I was sitting on my couch reading "Our Bodies, Ourselves" wearing a high waisted skirt, tights, and a cardigan - a variation on my usual dress/sweater/tights/boots combo. My hair was cut short at a recent trip to the barber, and I was looking forward to literature classes at NYU and an internship at the New York Daily News. I was somewhere between putting on my Doc Martins and reading a new Entertainment Weekly when I realized I had finally made it. I am finally the girl I hoped to be at this point in my life. I'm studying what I love, I have (unpaid but resume-building) work lined up, and I go to a prestigious school in the most wonderful city on earth. Plus, I've created my own personal style, which is just as important as anything - no one pities the well-dressed. And, thanks to certain feminist tumblr body acceptance movements (who knew?), I've finally made peace with my body, and that's given me more confidence than I ever hoped to have.

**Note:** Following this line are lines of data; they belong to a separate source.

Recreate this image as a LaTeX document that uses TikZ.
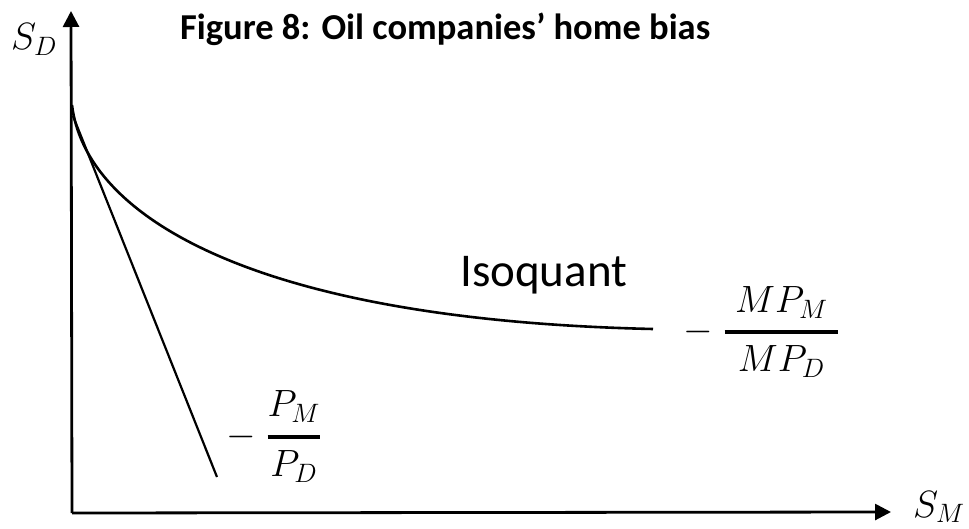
\RequirePackage{fix-cm}
\documentclass[tikz,border=0pt]{standalone}
\usepackage{amsmath}
\usepackage{fontspec}
\setmainfont{Carlito}
\usetikzlibrary{arrows.meta}
\begin{document}
\begin{tikzpicture}[x=1pt,y=-1pt,
  axis/.style={line width=2.8pt,-{Triangle[length=16pt,width=16pt]}},
  curve/.style={line width=2.6pt},
  lbl/.style={inner sep=0pt,anchor=base west},
  mathlbl/.style={inner sep=0pt,anchor=base west,font=\fontsize{38}{46}\selectfont}]
\useasboundingbox (0,0) rectangle (969,529);
\coordinate (O) at (72,513);
\coordinate (ytip) at (71,11);
\coordinate (xtip) at (891,512);
\draw[axis] (O) -- (ytip);
\draw[axis] (O) -- (xtip);
\coordinate (top) at (72,105);
\coordinate (iend) at (653,329);
\coordinate (lstart) at (73,116);
\coordinate (lend) at (217,477);
\draw[curve] (top) .. controls (85,215) and (250,320) .. (iend);
\draw[line width=2.2pt] (lstart) -- (lend);
\node[lbl,font=\fontsize{36.5}{44}\selectfont\bfseries] (title) at (180,40) {Figure 8: Oil companies’ home bias};
\node[lbl,font=\fontsize{47}{56}\selectfont] (iso) at (460,287) {Isoquant};
\node[mathlbl] (sd) at (11,50) {$S_D$};
\node[mathlbl] (sm) at (913,517) {$S_M$};
\node[mathlbl] (mp) at (683,341.5) {$\displaystyle -\;\genfrac{}{}{4pt}{0}{\;MP_M\;}{\;MP_D\;}$};
\node[mathlbl] (pp) at (226,446) {$\displaystyle -\;\genfrac{}{}{4pt}{0}{P_M}{P_D}$};
\end{tikzpicture}
\end{document}
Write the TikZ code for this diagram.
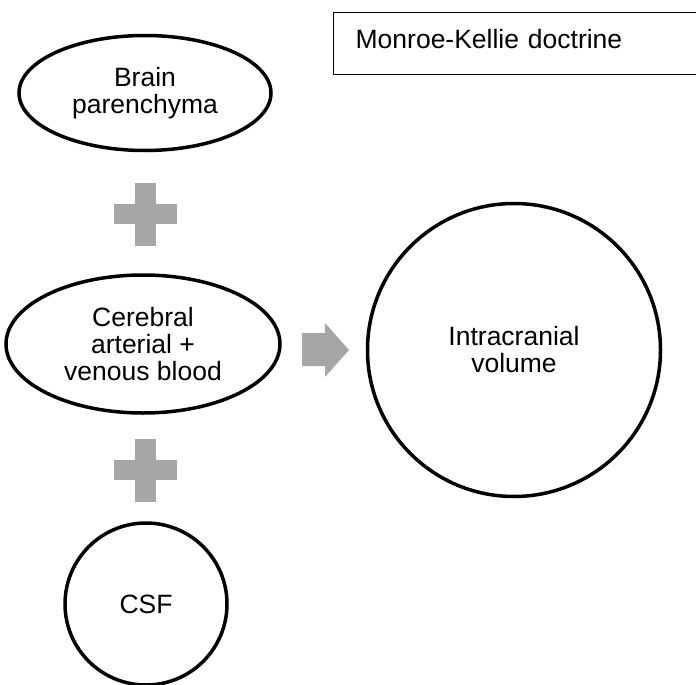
\documentclass[tikz,border=0pt]{standalone}
\usepackage{fontspec}
\setmainfont{Liberation Sans}
\usetikzlibrary{positioning,shapes.geometric,calc}
\definecolor{PlusGray}{HTML}{A6A6A6}

\begin{document}
\begin{tikzpicture}[x=1pt, y=-1pt, font=\fontsize{26.5}{27}\selectfont,
  blob/.style={draw=black, line width=3.5pt, ellipse, inner sep=0pt, align=center},
  ring/.style={draw=black, line width=3.5pt, circle, inner sep=0pt, align=center},
  plusbar/.style={fill=PlusGray, inner sep=0pt}]
\useasboundingbox (0,0) rectangle (696,685);
% title box, its right border runs off the page
\node[draw, line width=1.3pt, anchor=north west, minimum width=366pt, minimum height=62pt,
      text width=330pt, inner xsep=22pt, text height=18pt, text depth=8pt, align=left]
      (doctrine) at (333,12) {Monroe-Kellie doctrine};
% the three compartments
\node[blob, minimum width=252pt, minimum height=115pt] (brain) at (145,93) {Brain\\parenchyma};
\node[blob, minimum width=274pt, minimum height=138pt] (blood) at (143,344) {Cerebral\\arterial +\\venous blood};
\node[ring, minimum size=162pt] (csf) at (146,604) {CSF};
\node[ring, minimum size=293pt] (icv) at (514,350) {Intracranial\\volume};
% plus signs
\coordinate (plusA) at (145,214);
\coordinate (plusB) at (145,470);
\foreach \p in {plusA,plusB} {
  \node[plusbar, minimum width=63pt, minimum height=20pt] at (\p) {};
  \node[plusbar, minimum width=21pt, minimum height=63pt] at (\p) {};
}
% block arrow into the total volume
\fill[PlusGray] (302,333) -- (325,333) -- (325,323) -- (349,350) -- (325,377) -- (325,366) -- (302,366) -- cycle;
\end{tikzpicture}
\end{document}
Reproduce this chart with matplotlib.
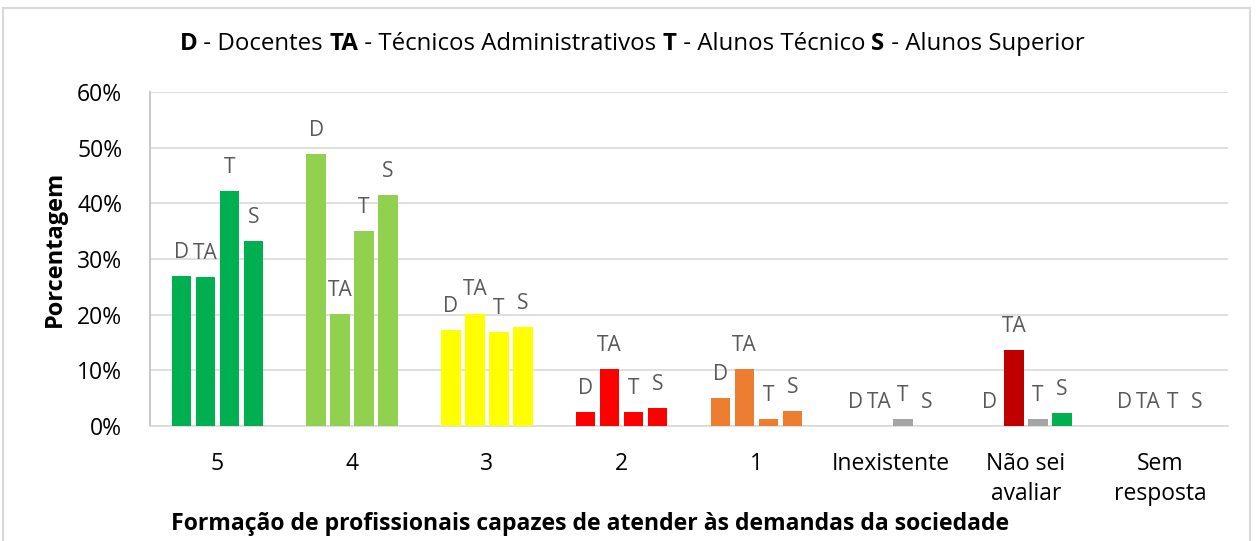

This is a good time in my life. Everything is great. With one notable exception.
I'm not writing enough.
I expected that by 2012 I'd be churning out masterpieces, but instead I'm sitting in my pajamas at 2 PM watching Naruto on Netflix. And this is no one's fault but my own. I have not been practicing. Writing is like marathon running or painting or fixing computers, or anything that isn't riding a bicycle - you need to do it regularly or you'll lose your touch. And once you aren't as connected to your art, and once the muscle memory goes away, it gets harder and harder to get back into it. And the harder it is, the more cartoons you watch and the less stuff gets done. And you create a new pattern without your art, and it slowly phases out of your life. Which sucks. So, this year I'll write more. I will. I'm already halfway there with my creative writing classes, but I need to feel the push to write even when deadlines don't loom and teachers don't remind me to work. One thing I've learned in my short period in the Professional World is that those who start passion projects are the ones who are ultimately successful in the end. Those who put their ideas in motion, instead of worrying about whether they'll be a waste of time before they're even begun (like I do) are the people who end up with fulfilling careers and pride in their work. I'm a coward - I would rather be told what to do than think of something on my own, simply because I'm so afraid of failing. And that's no way to live, especially when I know I have good ideas and opinions. This year I will start more projects. And I will write. Maybe in here, maybe elsewhere, but I will write at least once a day. Even if I don't produce anything spectacular, I'll at least be back in practice.